= Stored data =
____
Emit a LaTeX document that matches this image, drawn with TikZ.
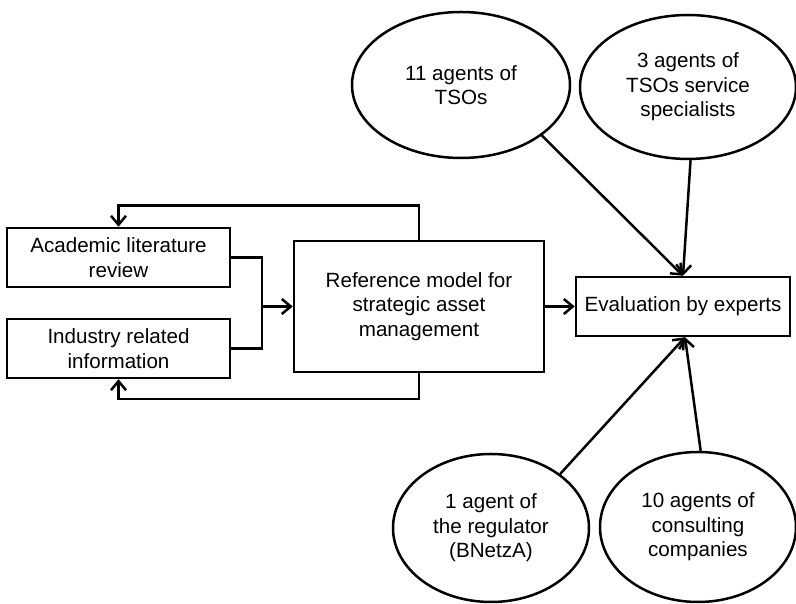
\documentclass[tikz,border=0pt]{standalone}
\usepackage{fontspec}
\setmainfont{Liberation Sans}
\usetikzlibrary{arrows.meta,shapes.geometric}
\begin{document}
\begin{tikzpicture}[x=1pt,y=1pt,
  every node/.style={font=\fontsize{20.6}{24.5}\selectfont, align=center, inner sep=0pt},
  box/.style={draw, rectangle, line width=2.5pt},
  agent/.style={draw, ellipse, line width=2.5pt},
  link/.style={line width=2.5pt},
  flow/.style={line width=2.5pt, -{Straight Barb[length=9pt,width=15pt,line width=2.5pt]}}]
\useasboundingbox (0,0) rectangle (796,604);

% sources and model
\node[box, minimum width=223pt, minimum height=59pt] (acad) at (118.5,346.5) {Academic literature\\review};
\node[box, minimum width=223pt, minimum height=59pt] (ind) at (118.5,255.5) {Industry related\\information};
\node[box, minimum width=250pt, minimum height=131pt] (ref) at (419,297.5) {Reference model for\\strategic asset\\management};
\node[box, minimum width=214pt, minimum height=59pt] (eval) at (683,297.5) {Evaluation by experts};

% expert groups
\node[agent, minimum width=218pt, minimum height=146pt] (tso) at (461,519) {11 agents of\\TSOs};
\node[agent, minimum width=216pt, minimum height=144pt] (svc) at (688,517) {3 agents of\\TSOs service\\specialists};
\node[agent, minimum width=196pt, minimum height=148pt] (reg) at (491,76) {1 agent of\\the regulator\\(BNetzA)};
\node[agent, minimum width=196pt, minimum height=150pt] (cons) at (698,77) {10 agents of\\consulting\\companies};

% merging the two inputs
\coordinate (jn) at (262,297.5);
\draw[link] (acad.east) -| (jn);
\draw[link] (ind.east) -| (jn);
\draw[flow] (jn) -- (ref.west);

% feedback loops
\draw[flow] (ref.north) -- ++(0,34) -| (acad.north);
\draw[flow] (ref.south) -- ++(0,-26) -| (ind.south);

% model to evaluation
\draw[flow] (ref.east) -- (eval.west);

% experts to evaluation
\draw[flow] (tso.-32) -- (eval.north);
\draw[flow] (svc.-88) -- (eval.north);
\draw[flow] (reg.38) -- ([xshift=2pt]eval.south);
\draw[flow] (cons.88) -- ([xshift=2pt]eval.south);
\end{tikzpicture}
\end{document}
____
= Problem =
Copy the material above in full and exactly, skipping pictures.

= Complete response =
Emit a LaTeX document that matches this image, drawn with TikZ.
\documentclass[tikz,border=0pt]{standalone}
\usepackage{fontspec}
\setmainfont{Liberation Sans}
\usetikzlibrary{arrows.meta,shapes.geometric}
\begin{document}
\begin{tikzpicture}[x=1pt,y=1pt,
  every node/.style={font=\fontsize{20.6}{24.5}\selectfont, align=center, inner sep=0pt},
  box/.style={draw, rectangle, line width=2.5pt},
  agent/.style={draw, ellipse, line width=2.5pt},
  link/.style={line width=2.5pt},
  flow/.style={line width=2.5pt, -{Straight Barb[length=9pt,width=15pt,line width=2.5pt]}}]
\useasboundingbox (0,0) rectangle (796,604);

% sources and model
\node[box, minimum width=223pt, minimum height=59pt] (acad) at (118.5,346.5) {Academic literature\\review};
\node[box, minimum width=223pt, minimum height=59pt] (ind) at (118.5,255.5) {Industry related\\information};
\node[box, minimum width=250pt, minimum height=131pt] (ref) at (419,297.5) {Reference model for\\strategic asset\\management};
\node[box, minimum width=214pt, minimum height=59pt] (eval) at (683,297.5) {Evaluation by experts};

% expert groups
\node[agent, minimum width=218pt, minimum height=146pt] (tso) at (461,519) {11 agents of\\TSOs};
\node[agent, minimum width=216pt, minimum height=144pt] (svc) at (688,517) {3 agents of\\TSOs service\\specialists};
\node[agent, minimum width=196pt, minimum height=148pt] (reg) at (491,76) {1 agent of\\the regulator\\(BNetzA)};
\node[agent, minimum width=196pt, minimum height=150pt] (cons) at (698,77) {10 agents of\\consulting\\companies};

% merging the two inputs
\coordinate (jn) at (262,297.5);
\draw[link] (acad.east) -| (jn);
\draw[link] (ind.east) -| (jn);
\draw[flow] (jn) -- (ref.west);

% feedback loops
\draw[flow] (ref.north) -- ++(0,34) -| (acad.north);
\draw[flow] (ref.south) -- ++(0,-26) -| (ind.south);

% model to evaluation
\draw[flow] (ref.east) -- (eval.west);

% experts to evaluation
\draw[flow] (tso.-32) -- (eval.north);
\draw[flow] (svc.-88) -- (eval.north);
\draw[flow] (reg.38) -- ([xshift=2pt]eval.south);
\draw[flow] (cons.88) -- ([xshift=2pt]eval.south);
\end{tikzpicture}
\end{document}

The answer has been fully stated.